What Is Supply Chain Management?
Supply chain management (SCM) is the entire flow of a particular good or service, from acquiring raw materials to delivering the end product to customers. It involves planning, sourcing, production, inventory management, storage, and transportation. To accomplish the whole process, companies employ a network of suppliers that move the product from its raw phase to an organization that deals with end-users.
Why Is Supply Chain Management Important?
How goods and services move along the supply chain has a direct effect on a company's working capital and whether it can deliver the correct products to end customers on time. It impacts both the company and its consumers.

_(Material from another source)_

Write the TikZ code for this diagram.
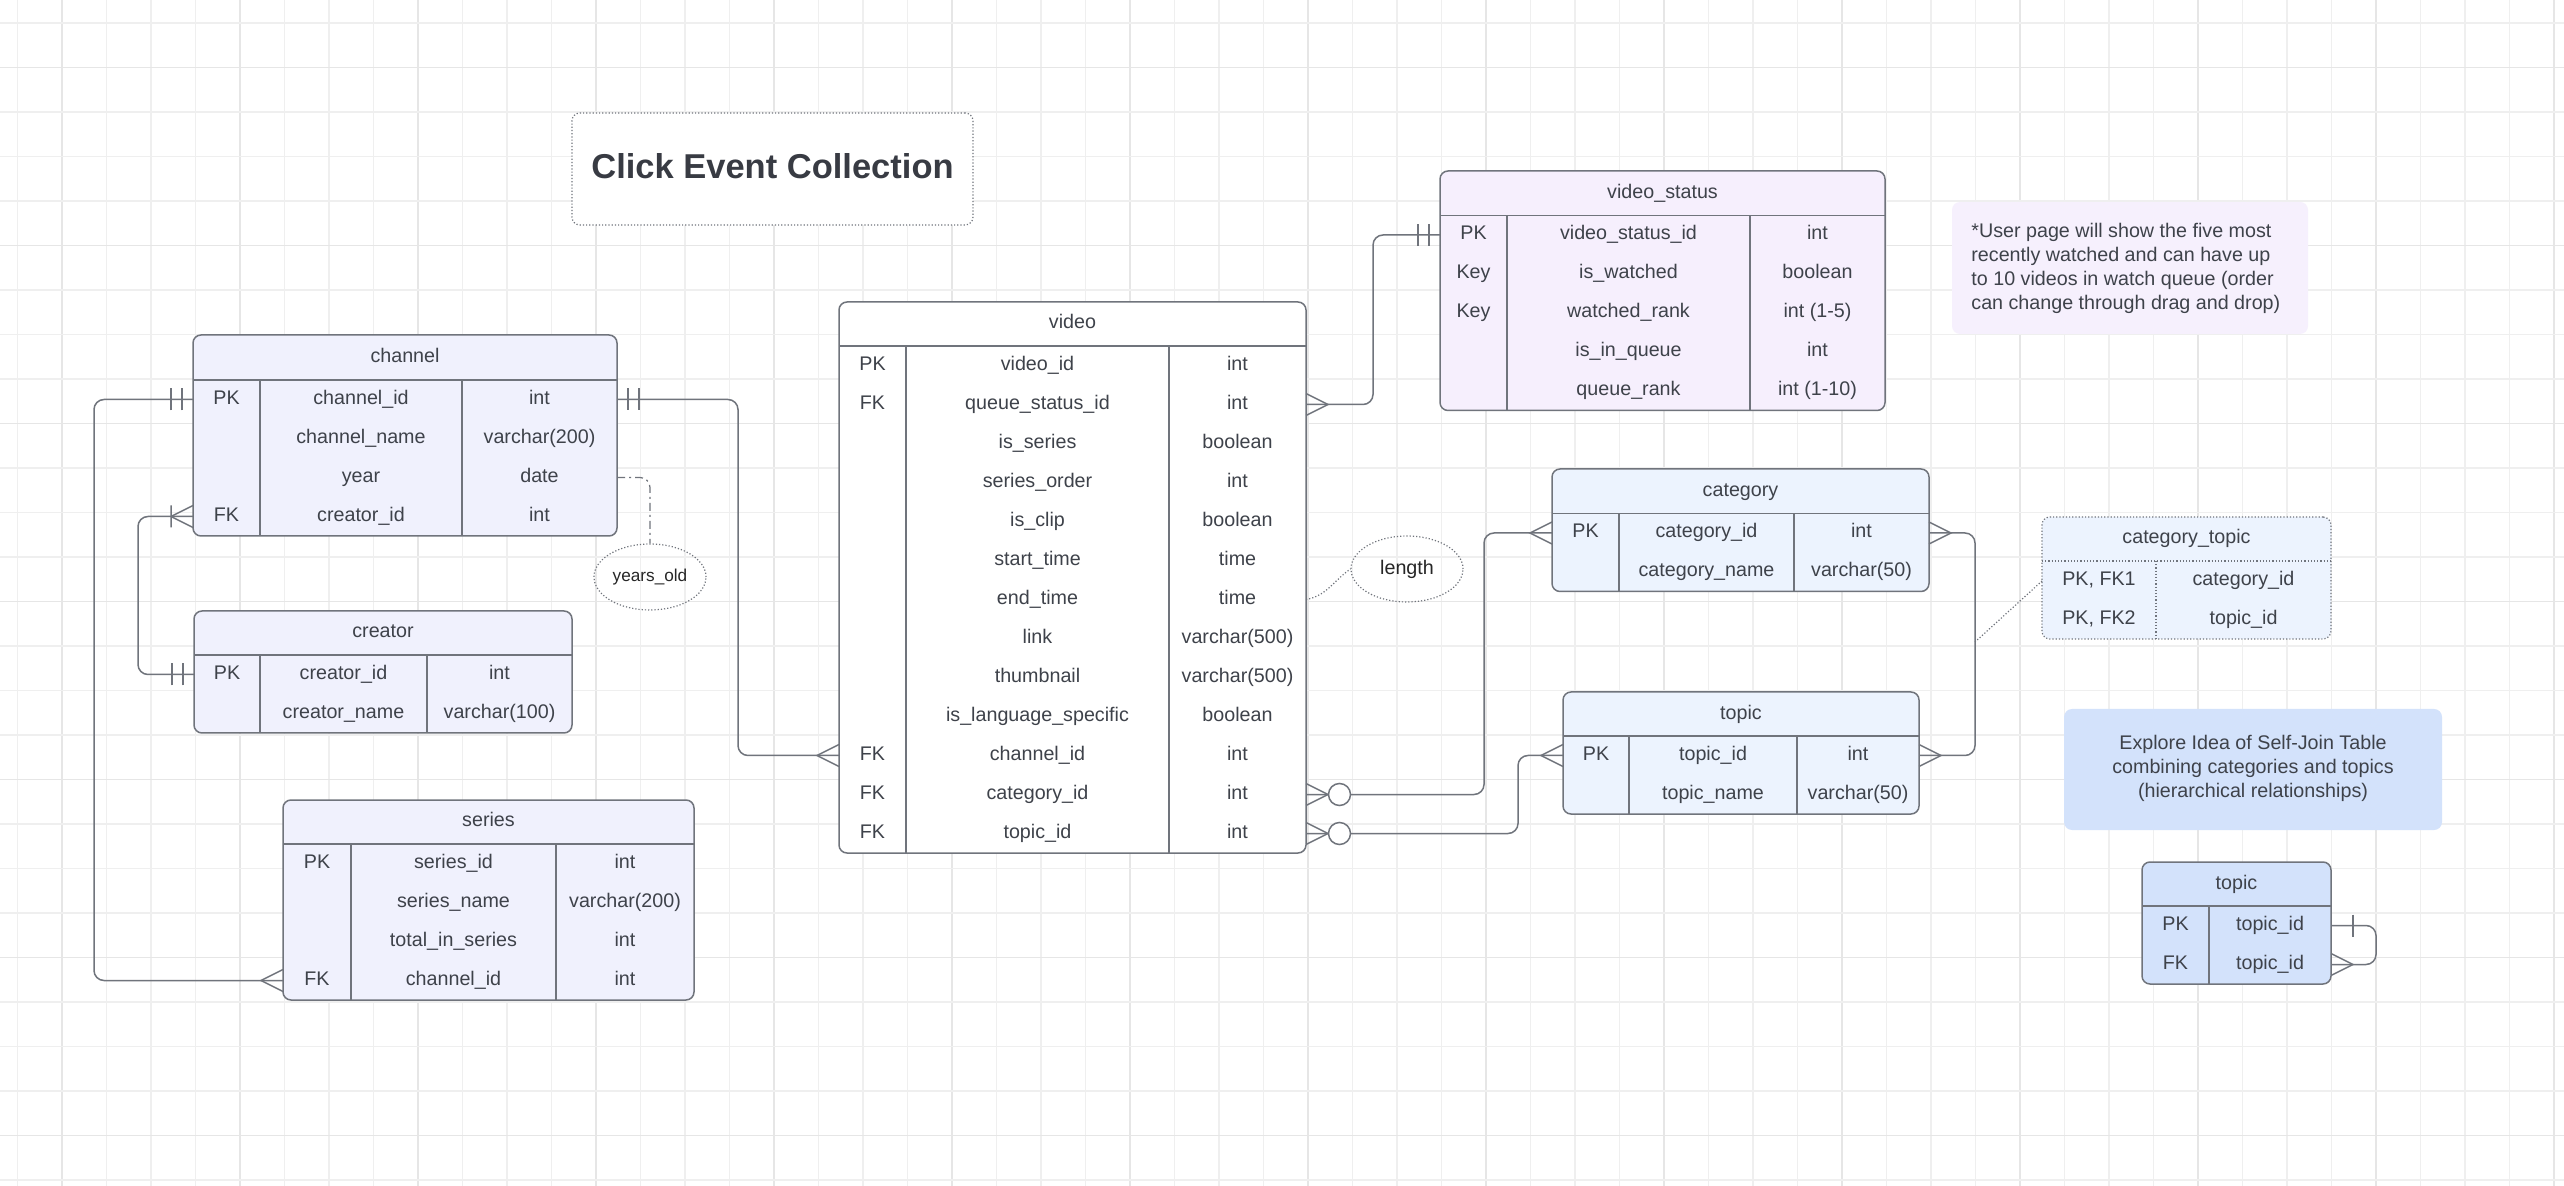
\documentclass[tikz,border=0pt]{standalone}
\usepackage{fontspec}
\setmainfont{Liberation Sans}
\usetikzlibrary{fit,shapes.geometric}
\definecolor{txtc}{RGB}{62,66,74}
\definecolor{lnc}{RGB}{112,116,124}
\definecolor{gridminor}{RGB}{239,239,239}
\definecolor{gridmajor}{RGB}{230,230,230}
\definecolor{chfill}{RGB}{240,241,253}
\definecolor{vsfill}{RGB}{246,239,253}
\definecolor{ctfill}{RGB}{236,243,254}
\definecolor{sjfill}{RGB}{211,226,251}
\definecolor{notefill}{RGB}{246,240,253}
\newcommand\ertxt{\fontsize{9.85pt}{12pt}\selectfont}
\newcommand\ertitlefont{\fontsize{17.25pt}{20pt}\selectfont\bfseries}

% table frame: name, x0, y0, x1, y1, y of header line, fill, title
\newcommand\ertbl[8]{%
  \node[tbl, fill=#7, fit={(#2,#3) (#4,#5)}] (#1) {};
  \draw[sep] (#2,#6) -- (#4,#6);
  \node[txt] (#1-title) at ({(#2+#4)/2},{(#3+#6)/2}) {#8};
}
% rows: name, x0, c1, c2, x1, y of header line, list key/field/type
\newcommand\errows[7]{%
  \foreach \k/\f/\t [count=\i] in {#7} {%
    \pgfmathsetmacro\yy{#6+19.5+39*(\i-1)}%
    \node[txt] (#1-\i-k) at ({(#2+#3)/2},\yy) {\k};
    \node[txt] (#1-\i-f) at ({(#3+#4)/2},\yy) {\f};
    \node[txt] (#1-\i-t) at ({(#4+#5)/2},\yy) {\t};
    \coordinate (#1-\i-w) at (#2,\yy);
    \coordinate (#1-\i-e) at (#5,\yy);
  }%
}

\begin{document}
\begin{tikzpicture}[x=0.5pt,y=-0.5pt,
  tbl/.style={draw=lnc, line width=0.75pt, rounded corners=4pt, inner sep=0pt},
  tbldot/.style={draw=lnc, line width=0.6pt, densely dotted, rounded corners=4pt, inner sep=0pt},
  sep/.style={draw=lnc, line width=0.75pt},
  sepdot/.style={draw=lnc, line width=0.6pt, densely dotted},
  txt/.style={text=txtc, font=\ertxt, inner sep=0pt, text height=7pt, text depth=2pt},
  para/.style={text=txtc, font=\ertxt, inner sep=0pt},
  conn/.style={draw=lnc, line width=0.75pt, rounded corners=5pt},
  sym/.style={draw=lnc, line width=0.75pt},
  crowfoot/.pic={\draw[sym] (0,-11) -- (22,0) -- (0,11);},
  zeromany/.pic={\draw[sym] (0,-11) -- (22,0) -- (0,11);
                 \draw[sym, fill=white] (33.5,0) circle[radius=11];},
  onemany/.pic={\draw[sym] (0,-11) -- (22,0) -- (0,11) (22,-11) -- (22,11);},
  mandone/.pic={\draw[sym] (11,-11) -- (11,11) (22,-11) -- (22,11);},
  onebar/.pic={\draw[sym] (22,-11) -- (22,11);},
  ellnode/.style={draw=lnc, line width=0.6pt, densely dotted, ellipse, inner sep=0pt,
                  minimum width=56pt, minimum height=33pt, text=black!85}
]
\useasboundingbox (0,0) rectangle (2564,1186);
\fill[white] (0,0) rectangle (2564,1186);

% grid
\foreach \k in {0,...,57} {
  \pgfmathsetmacro\gx{17.5+44.5*\k}
  \pgfmathtruncatemacro\gm{mod(\k,4)}
  \ifnum\gm=1
    \draw[gridmajor, line width=0.7pt] (\gx,0) -- (\gx,1186);
  \else
    \draw[gridminor, line width=0.55pt] (\gx,0) -- (\gx,1186);
  \fi
}
\foreach \k in {0,...,26} {
  \pgfmathsetmacro\gy{23+44.5*\k}
  \pgfmathtruncatemacro\gm{mod(\k,4)}
  \ifnum\gm=1
    \draw[gridmajor, line width=0.7pt] (0,\gy) -- (2564,\gy);
  \else
    \draw[gridminor, line width=0.55pt] (0,\gy) -- (2564,\gy);
  \fi
}

% title
\node[tbldot, fit={(572,113) (973,225)}, fill=white] (titlebox) {};
\node[text=txtc!90!black, font=\ertitlefont, inner sep=0pt] (titletext) at (772.5,166) {Click Event Collection};

% channel
\ertbl{channel}{193}{335}{617}{536}{380}{chfill}{channel}
\draw[sep] (260,380) -- (260,536) (462,380) -- (462,536);
\errows{channel}{193}{260}{462}{617}{380}{PK/channel\_id/int, {}/channel\_name/varchar(200), {}/year/date, FK/creator\_id/int}

% creator
\ertbl{creator}{194}{611}{572}{733}{655}{chfill}{creator}
\draw[sep] (260,655) -- (260,733) (427,655) -- (427,733);
\errows{creator}{194}{260}{427}{572}{655}{PK/creator\_id/int, {}/creator\_name/varchar(100)}

% series
\ertbl{series}{283}{800}{694}{1000}{844}{chfill}{series}
\draw[sep] (351,844) -- (351,1000) (556,844) -- (556,1000);
\errows{series}{283}{351}{556}{694}{844}{PK/series\_id/int, {}/series\_name/varchar(200), {}/total\_in\_series/int, FK/channel\_id/int}

% video
\ertbl{video}{839}{302}{1306}{853}{346}{white}{video}
\draw[sep] (906,346) -- (906,853) (1169,346) -- (1169,853);
\errows{video}{839}{906}{1169}{1306}{346}{PK/video\_id/int, FK/queue\_status\_id/int, {}/is\_series/boolean, {}/series\_order/int, {}/is\_clip/boolean, {}/start\_time/time, {}/end\_time/time, {}/link/varchar(500), {}/thumbnail/varchar(500), {}/is\_language\_specific/boolean, FK/channel\_id/int, FK/category\_id/int, FK/topic\_id/int}

% video_status
\ertbl{status}{1440}{171}{1885}{410.5}{215.5}{vsfill}{video\_status}
\draw[sep] (1507,215.5) -- (1507,410.5) (1750,215.5) -- (1750,410.5);
\errows{status}{1440}{1507}{1750}{1885}{215.5}{PK/video\_status\_id/int, Key/is\_watched/boolean, Key/watched\_rank/int (1-5), {}/is\_in\_queue/int, {}/queue\_rank/int (1-10)}

% note
\node[fill=notefill, rounded corners=4pt, inner sep=0pt, fit={(1952,202) (2308,334)}] (note) {};
\node[para, anchor=west, align=left] (notetext) at (1971,268) {*User page will show the five most\\recently watched and can have up\\to 10 videos in watch queue (order\\can change through drag and drop)};

% category
\ertbl{category}{1552}{469}{1929}{591.5}{513.5}{ctfill}{category}
\draw[sep] (1619,513.5) -- (1619,591.5) (1794,513.5) -- (1794,591.5);
\errows{category}{1552}{1619}{1794}{1929}{513.5}{PK/category\_id/int, {}/category\_name/varchar(50)}

% topic
\ertbl{topic}{1563}{692}{1919}{814}{736}{ctfill}{topic}
\draw[sep] (1629,736) -- (1629,814) (1797,736) -- (1797,814);
\errows{topic}{1563}{1629}{1797}{1919}{736}{PK/topic\_id/int, {}/topic\_name/varchar(50)}

% category_topic (dotted)
\node[tbldot, fill=ctfill, fit={(2042,517) (2331,639)}] (ct) {};
\draw[sepdot] (2042,561) -- (2331,561) (2156,561) -- (2156,639);
\node[txt] (ct-title) at (2186.5,539) {category\_topic};
\node[txt] (ct-1-k) at (2099,580.5) {PK, FK1};
\node[txt] (ct-1-f) at (2243.5,580.5) {category\_id};
\node[txt] (ct-2-k) at (2099,619.5) {PK, FK2};
\node[txt] (ct-2-f) at (2243.5,619.5) {topic\_id};
\coordinate (ct-1-w) at (2042,581);

% explore box
\node[fill=sjfill, rounded corners=4pt, inner sep=0pt, fit={(2064,709) (2442,830)}] (explore) {};
\node[para, align=center] (exploretext) at (2253,768) {Explore Idea of Self-Join Table\\combining categories and topics\\(hierarchical relationships)};

% self-join topic
\ertbl{sj}{2142}{862}{2331}{984}{906}{sjfill}{topic}
\draw[sep] (2209,906) -- (2209,984);
\node[txt] (sj-1-k) at (2175.5,925.5) {PK};
\node[txt] (sj-1-f) at (2270,925.5) {topic\_id};
\node[txt] (sj-2-k) at (2175.5,964.5) {FK};
\node[txt] (sj-2-f) at (2270,964.5) {topic\_id};
\coordinate (sj-1-e) at (2331,925.5);
\coordinate (sj-2-e) at (2331,964.5);

% attribute ellipses
\node[ellnode, font=\fontsize{8.6pt}{10pt}\selectfont] (years) at (650,577) {years\_old};
\node[ellnode, font=\ertxt] (length) at (1407,569) {length};

% ---------- connectors ----------
% channel PK -> series FK
\draw[conn] (channel-1-w) -- ++(-99,0) |- (series-4-w);
\pic[rotate=180] at (channel-1-w) {mandone};
\pic[rotate=180] at (series-4-w) {crowfoot};
% channel FK creator_id -> creator PK
\draw[conn] (channel-4-w) -- ++(-55,0) |- (creator-1-w);
\pic[rotate=180] at (channel-4-w) {onemany};
\pic[rotate=180] at (creator-1-w) {mandone};
% channel PK -> video FK channel_id
\draw[conn] (channel-1-e) -- ++(121,0) |- (video-11-w);
\pic at (channel-1-e) {mandone};
\pic[rotate=180] at (video-11-w) {crowfoot};
% year -> years_old
\draw[draw=lnc, line width=0.6pt, dash pattern=on 4pt off 2pt on 1pt off 2pt, rounded corners=5pt] (channel-3-e) -| (years.north);
% end_time -> length
\draw[draw=lnc, line width=0.6pt, densely dotted] (video-7-e) to[out=10,in=215] (length.west);
% video queue_status_id -> video_status
\draw[conn] (video-2-e) -- ++(67,0) |- (status-1-w);
\pic at (video-2-e) {crowfoot};
\pic[rotate=180] at (status-1-w) {mandone};
% video category_id -> category
\draw[conn] (video-12-e) -- ++(178,0) |- (category-1-w);
\pic at (video-12-e) {zeromany};
\pic[rotate=180] at (category-1-w) {crowfoot};
% video topic_id -> topic
\draw[conn] (video-13-e) -- ++(212,0) |- (topic-1-w);
\pic at (video-13-e) {zeromany};
\pic[rotate=180] at (topic-1-w) {crowfoot};
% category <-> topic
\draw[conn] (category-1-e) -- ++(46,0) |- (topic-1-e);
\pic at (category-1-e) {crowfoot};
\pic at (topic-1-e) {crowfoot};
\coordinate (assoc) at (1975,642);
\draw[draw=lnc, line width=0.6pt, densely dotted] (ct-1-w) -- (assoc);
% self join
\draw[conn] (sj-1-e) -- ++(45,0) |- (sj-2-e);
\pic at (sj-1-e) {onebar};
\pic at (sj-2-e) {crowfoot};
\end{tikzpicture}
\end{document}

When done right, SCM activities can increase customer satisfaction by ensuring the necessary products are in stock or up for sale at the right time. Of course, satisfied customers are more likely to remain loyal and, in turn, that can boost a company's profit margins.
All activities that are part of the SCM process can reduce the cost of production, shipping, and transportation. Lowering costs improves a business’ performance and financial position by growing cash flow. Improvements to profits for the company are seen via metrics like cash conversion performance and working capital turnover. When a business has effective SCM in place, it has a competitive advantage over its competitors.
Benefits of successful supply chain management are:
- Higher efficiency rate.
- Improved collaboration with suppliers.
- Enhanced product quality.
- Increased compliance with consumer’s expectations.
- Reduced risk of negative PR.
- Happier employees.
- Better security for creditors and investors.
- New market opportunities.
Components Of The Supply Chain
Businesses need to ensure two things for their SCM to be effective – it should be cost-effective and it should deliver the best results on time. There are many complex supply chain management processes that differ with a company's size and scope of products.
Planning is one of the essential stages of SCM. The demand for the product or service, costing, workforce, profit, and more must be taken into account.
Whether you are running a small business or a large company, it is vital to keep up with the latest news and trends. In today's data-based economy, knowledge is essential. Ignoring relevant information about any business aspect may create havoc in your company.
SCM doesn't exist without suppliers. Products and services distributed to consumers are created with the help of raw materials. For this reason, it is essential to acquire quality raw materials at cost-effective rates. The role of suppliers is to deliver on time and within the budget. If not, profits, as well as a company's reputation, can suffer.
For effective SCM, it is vital to keep inventory in order and maintain accurate records and counts of the products, raw materials, and essentials required for the production of the end product or service. Knowing the available stock of an inventory item is necessary for re-ordering it when needed.
Product production is possible when all previous components are completed. Production is followed by testing, packaging, and preparation for shipping.
A proper location, ideally one that is convenient to the source of raw materials for product production, is crucial for a business’ prosperity.
At each stage of supply chain management, timely transport of products is necessary to sustain a stable business process.
Among the components that form a reliable supply chain is the return of products. Sometimes companies must recall products. An organized process for returns not only creates an excellent customer experience, but it also improves the company's image in the long run.
What is the Difference Between Logistics and Supply Chain Management?
While there are some similarities between them, logistics and SCM shouldn’t be used interchangeably. Logistics is just one component of SCM, while supply chain management includes a range of activities. Essential differences include the following.
- Processes: Supply chain management includes planning, gathering information, supply planning, inventory management, product production, transportation, and reverse logistics. The logistical processes include inbound/outbound shipping, warehousing, product returns, packaging, and fulfillment.
- Purpose: The purpose of SCM is supply chain optimization, while the goal of logistics is to provide timely delivery.
- Job Descriptions: The responsibilities of a supply chain manager include controlling the overall supply chain process and logistics operations to increase efficiency and lower operational costs. Logistics managers plan transportation strategies, objectives, and initiatives.
Logistics can be handled in-house, or by LSPs (logistics service providers), warehouse providers, and courier shipping.
Supply Chain Management Tools
With supply chain management becoming more and more complex, many types of software solutions have been created to optimize performance. Software tools can:
- Automate the SCM process, from order processing to shipment tracking.
- Identify excess materials and possible cost-savings in manufacturing, warehousing, and logistics.
- Improve inventory management.
- Improve on-time delivery.
- Support collaboration and communication between suppliers, clients, partners, and distributors.